The family was part of a group of refugees who were desperately trying to cross the sea from Turkey to Greece in an inflatable boat. The boat capsized and the little boy, his brother and mother were among the 12 people who did not survive.
Parents often have the difficult task of trying to explain to their young children why bad things like this happen to innocent people. When kids see images like that of the 3-year-old’s body lying on the beach and a soldier later carrying him away, it becomes even more of challenge to deal with their feelings of being afraid, anxious and confused.
There are no perfect or easy answers for parents when they are faced with trying to help their children make sense of a world that seems to make no sense at all.
But there are positive things you can do as a parent to guide your child through these tough situations.
First, reassure children that they are safe, that their family loves them, and that God loves them and will take care of them. Tell them that even though bad things happen, we as people must have faith and hope for a better world. Ask God to bless your child before he or she goes to school. You can even take your child to a priest or minister for a special blessing as a way to provide your child with a feeling of emotional reassurance.
Another positive response is keeping traditions strong in your family. Pray together as a family before meals and pray with your child before bedtime every night. In stressful times, children crave the comfort and security of routines and rituals because they know what to expect and know they are safe.
One more way to help your child is to focus on caring about the victims. Your family can pray for people who have been hurt or who have died under tragic circumstances, or you might show your child how he or she can contribute to a fund that provides assistance to people who need food, clothing or shelter. Reaching out in these ways teaches your child there is always a spiritual way, and often a physical way, to respond when people are suffering.
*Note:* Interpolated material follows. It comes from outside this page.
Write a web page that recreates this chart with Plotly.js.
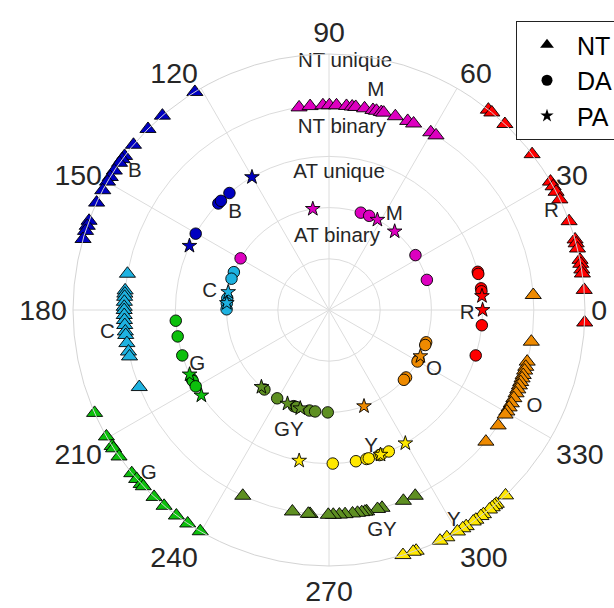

There is really no way to totally shield our children from all the ills of the world. With the media’s focus so heavily on tragedies and crises, parents are usually fighting an uphill battle. But it is vitally important that children know they can go to their parents whenever something bothers or upsets them and talk about how it makes them feel. Communicating with your kids and calling their attention to the many good things happening in the world are the keys to teaching them to stay positive and hopeful for the future.